# Your instructions:
With the pictures left out, copy the listing below exactly.

-- start of Source excerpt --

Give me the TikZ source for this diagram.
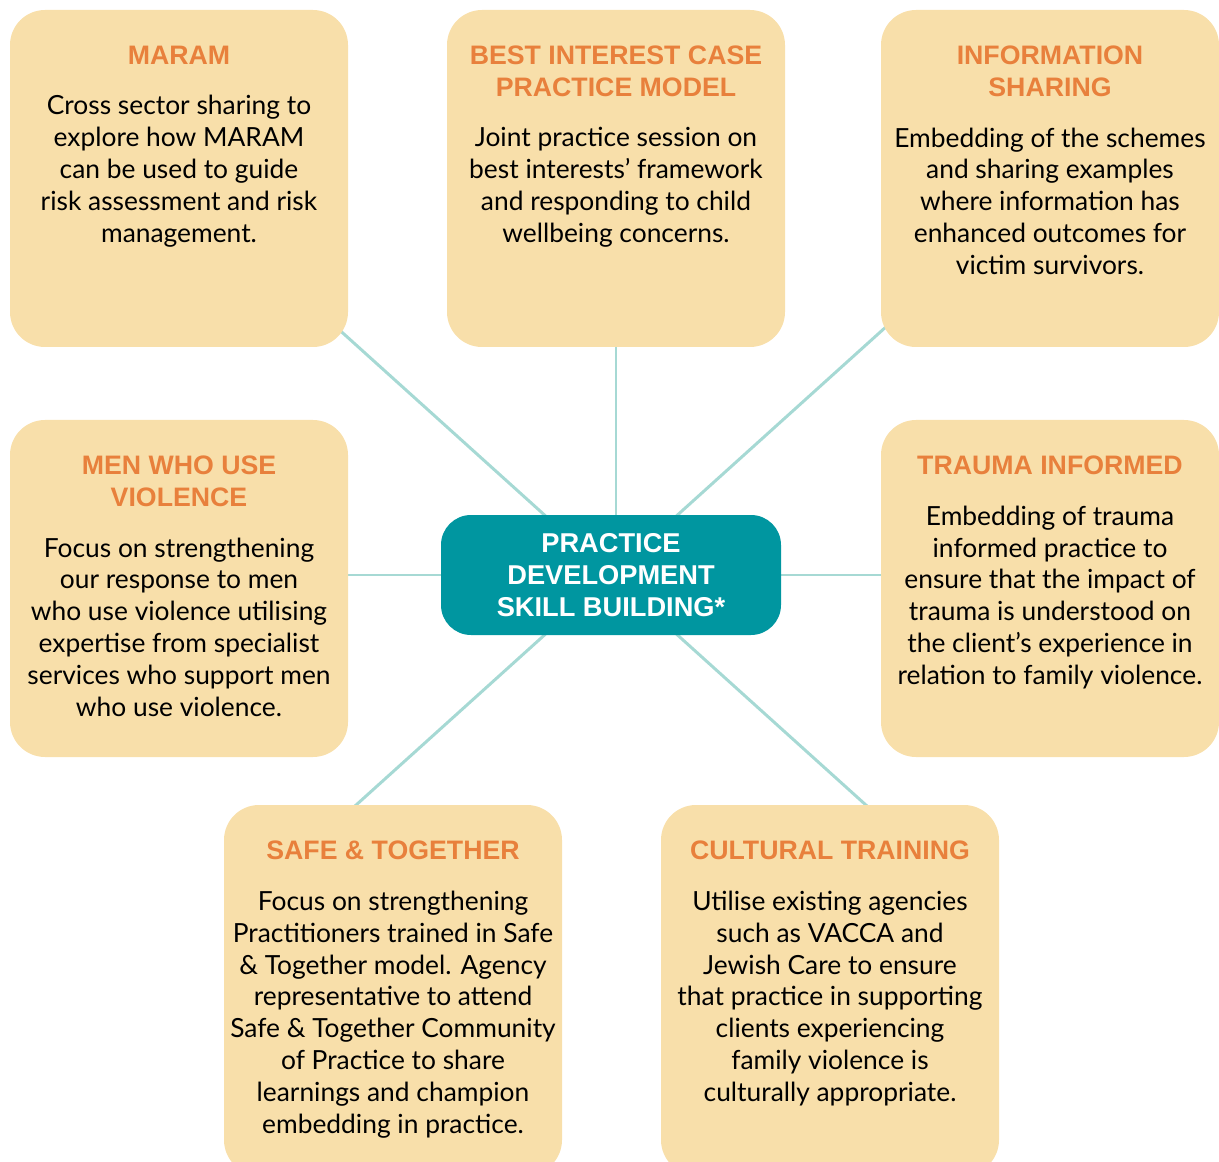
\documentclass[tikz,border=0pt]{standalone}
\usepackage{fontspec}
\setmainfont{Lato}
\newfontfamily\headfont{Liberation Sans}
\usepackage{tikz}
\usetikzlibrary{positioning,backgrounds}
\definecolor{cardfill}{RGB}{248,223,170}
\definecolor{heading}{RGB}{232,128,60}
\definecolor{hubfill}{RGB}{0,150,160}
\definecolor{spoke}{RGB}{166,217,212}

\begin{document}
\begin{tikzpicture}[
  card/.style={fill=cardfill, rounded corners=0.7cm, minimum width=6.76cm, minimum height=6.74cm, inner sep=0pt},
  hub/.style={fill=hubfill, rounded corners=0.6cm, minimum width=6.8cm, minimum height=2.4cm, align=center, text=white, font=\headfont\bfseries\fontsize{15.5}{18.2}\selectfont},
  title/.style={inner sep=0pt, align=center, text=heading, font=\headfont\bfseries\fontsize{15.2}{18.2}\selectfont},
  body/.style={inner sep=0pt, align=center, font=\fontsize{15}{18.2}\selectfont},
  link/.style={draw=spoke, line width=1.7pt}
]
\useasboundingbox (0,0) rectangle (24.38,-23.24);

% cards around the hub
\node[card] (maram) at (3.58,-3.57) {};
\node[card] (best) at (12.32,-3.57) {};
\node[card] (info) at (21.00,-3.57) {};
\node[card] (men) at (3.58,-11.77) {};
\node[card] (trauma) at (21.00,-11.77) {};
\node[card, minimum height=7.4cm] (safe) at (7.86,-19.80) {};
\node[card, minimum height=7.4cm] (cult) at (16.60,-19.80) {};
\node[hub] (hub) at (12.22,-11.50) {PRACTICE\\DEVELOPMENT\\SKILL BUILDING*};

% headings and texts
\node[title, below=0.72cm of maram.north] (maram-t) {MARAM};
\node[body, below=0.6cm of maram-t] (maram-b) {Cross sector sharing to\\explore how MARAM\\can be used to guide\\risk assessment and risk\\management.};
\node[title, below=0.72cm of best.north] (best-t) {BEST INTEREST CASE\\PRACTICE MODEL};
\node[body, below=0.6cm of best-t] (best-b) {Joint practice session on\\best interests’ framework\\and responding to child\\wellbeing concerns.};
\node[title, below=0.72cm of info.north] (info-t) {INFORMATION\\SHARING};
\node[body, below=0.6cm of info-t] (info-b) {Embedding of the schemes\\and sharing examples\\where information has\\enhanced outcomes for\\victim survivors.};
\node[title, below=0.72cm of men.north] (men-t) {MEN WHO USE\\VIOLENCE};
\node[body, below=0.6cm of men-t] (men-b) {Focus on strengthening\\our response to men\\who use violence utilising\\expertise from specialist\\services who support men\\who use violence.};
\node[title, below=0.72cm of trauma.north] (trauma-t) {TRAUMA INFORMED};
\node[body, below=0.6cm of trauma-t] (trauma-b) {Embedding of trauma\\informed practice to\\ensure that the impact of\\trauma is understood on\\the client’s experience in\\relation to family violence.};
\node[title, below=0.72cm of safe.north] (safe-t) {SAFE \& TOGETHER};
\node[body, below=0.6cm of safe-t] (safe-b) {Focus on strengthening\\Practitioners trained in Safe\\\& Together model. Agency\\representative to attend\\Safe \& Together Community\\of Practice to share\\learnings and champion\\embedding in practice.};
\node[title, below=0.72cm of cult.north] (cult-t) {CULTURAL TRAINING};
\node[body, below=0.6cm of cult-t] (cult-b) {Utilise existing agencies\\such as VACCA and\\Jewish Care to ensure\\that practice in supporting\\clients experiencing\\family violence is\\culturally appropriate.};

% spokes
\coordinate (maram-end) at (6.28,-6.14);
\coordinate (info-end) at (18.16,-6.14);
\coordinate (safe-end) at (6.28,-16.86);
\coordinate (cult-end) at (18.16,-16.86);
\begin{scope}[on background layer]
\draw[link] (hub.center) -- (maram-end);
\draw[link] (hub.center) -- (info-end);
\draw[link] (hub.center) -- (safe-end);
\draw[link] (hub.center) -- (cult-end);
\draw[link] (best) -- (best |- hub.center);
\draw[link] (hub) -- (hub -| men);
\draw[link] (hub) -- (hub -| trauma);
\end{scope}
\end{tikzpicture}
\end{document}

-- end of Source excerpt --

# Solution to this exercise:
Give me the TikZ source for this diagram.
\documentclass[tikz,border=0pt]{standalone}
\usepackage{fontspec}
\setmainfont{Lato}
\newfontfamily\headfont{Liberation Sans}
\usepackage{tikz}
\usetikzlibrary{positioning,backgrounds}
\definecolor{cardfill}{RGB}{248,223,170}
\definecolor{heading}{RGB}{232,128,60}
\definecolor{hubfill}{RGB}{0,150,160}
\definecolor{spoke}{RGB}{166,217,212}

\begin{document}
\begin{tikzpicture}[
  card/.style={fill=cardfill, rounded corners=0.7cm, minimum width=6.76cm, minimum height=6.74cm, inner sep=0pt},
  hub/.style={fill=hubfill, rounded corners=0.6cm, minimum width=6.8cm, minimum height=2.4cm, align=center, text=white, font=\headfont\bfseries\fontsize{15.5}{18.2}\selectfont},
  title/.style={inner sep=0pt, align=center, text=heading, font=\headfont\bfseries\fontsize{15.2}{18.2}\selectfont},
  body/.style={inner sep=0pt, align=center, font=\fontsize{15}{18.2}\selectfont},
  link/.style={draw=spoke, line width=1.7pt}
]
\useasboundingbox (0,0) rectangle (24.38,-23.24);

% cards around the hub
\node[card] (maram) at (3.58,-3.57) {};
\node[card] (best) at (12.32,-3.57) {};
\node[card] (info) at (21.00,-3.57) {};
\node[card] (men) at (3.58,-11.77) {};
\node[card] (trauma) at (21.00,-11.77) {};
\node[card, minimum height=7.4cm] (safe) at (7.86,-19.80) {};
\node[card, minimum height=7.4cm] (cult) at (16.60,-19.80) {};
\node[hub] (hub) at (12.22,-11.50) {PRACTICE\\DEVELOPMENT\\SKILL BUILDING*};

% headings and texts
\node[title, below=0.72cm of maram.north] (maram-t) {MARAM};
\node[body, below=0.6cm of maram-t] (maram-b) {Cross sector sharing to\\explore how MARAM\\can be used to guide\\risk assessment and risk\\management.};
\node[title, below=0.72cm of best.north] (best-t) {BEST INTEREST CASE\\PRACTICE MODEL};
\node[body, below=0.6cm of best-t] (best-b) {Joint practice session on\\best interests’ framework\\and responding to child\\wellbeing concerns.};
\node[title, below=0.72cm of info.north] (info-t) {INFORMATION\\SHARING};
\node[body, below=0.6cm of info-t] (info-b) {Embedding of the schemes\\and sharing examples\\where information has\\enhanced outcomes for\\victim survivors.};
\node[title, below=0.72cm of men.north] (men-t) {MEN WHO USE\\VIOLENCE};
\node[body, below=0.6cm of men-t] (men-b) {Focus on strengthening\\our response to men\\who use violence utilising\\expertise from specialist\\services who support men\\who use violence.};
\node[title, below=0.72cm of trauma.north] (trauma-t) {TRAUMA INFORMED};
\node[body, below=0.6cm of trauma-t] (trauma-b) {Embedding of trauma\\informed practice to\\ensure that the impact of\\trauma is understood on\\the client’s experience in\\relation to family violence.};
\node[title, below=0.72cm of safe.north] (safe-t) {SAFE \& TOGETHER};
\node[body, below=0.6cm of safe-t] (safe-b) {Focus on strengthening\\Practitioners trained in Safe\\\& Together model. Agency\\representative to attend\\Safe \& Together Community\\of Practice to share\\learnings and champion\\embedding in practice.};
\node[title, below=0.72cm of cult.north] (cult-t) {CULTURAL TRAINING};
\node[body, below=0.6cm of cult-t] (cult-b) {Utilise existing agencies\\such as VACCA and\\Jewish Care to ensure\\that practice in supporting\\clients experiencing\\family violence is\\culturally appropriate.};

% spokes
\coordinate (maram-end) at (6.28,-6.14);
\coordinate (info-end) at (18.16,-6.14);
\coordinate (safe-end) at (6.28,-16.86);
\coordinate (cult-end) at (18.16,-16.86);
\begin{scope}[on background layer]
\draw[link] (hub.center) -- (maram-end);
\draw[link] (hub.center) -- (info-end);
\draw[link] (hub.center) -- (safe-end);
\draw[link] (hub.center) -- (cult-end);
\draw[link] (best) -- (best |- hub.center);
\draw[link] (hub) -- (hub -| men);
\draw[link] (hub) -- (hub -| trauma);
\end{scope}
\end{tikzpicture}
\end{document}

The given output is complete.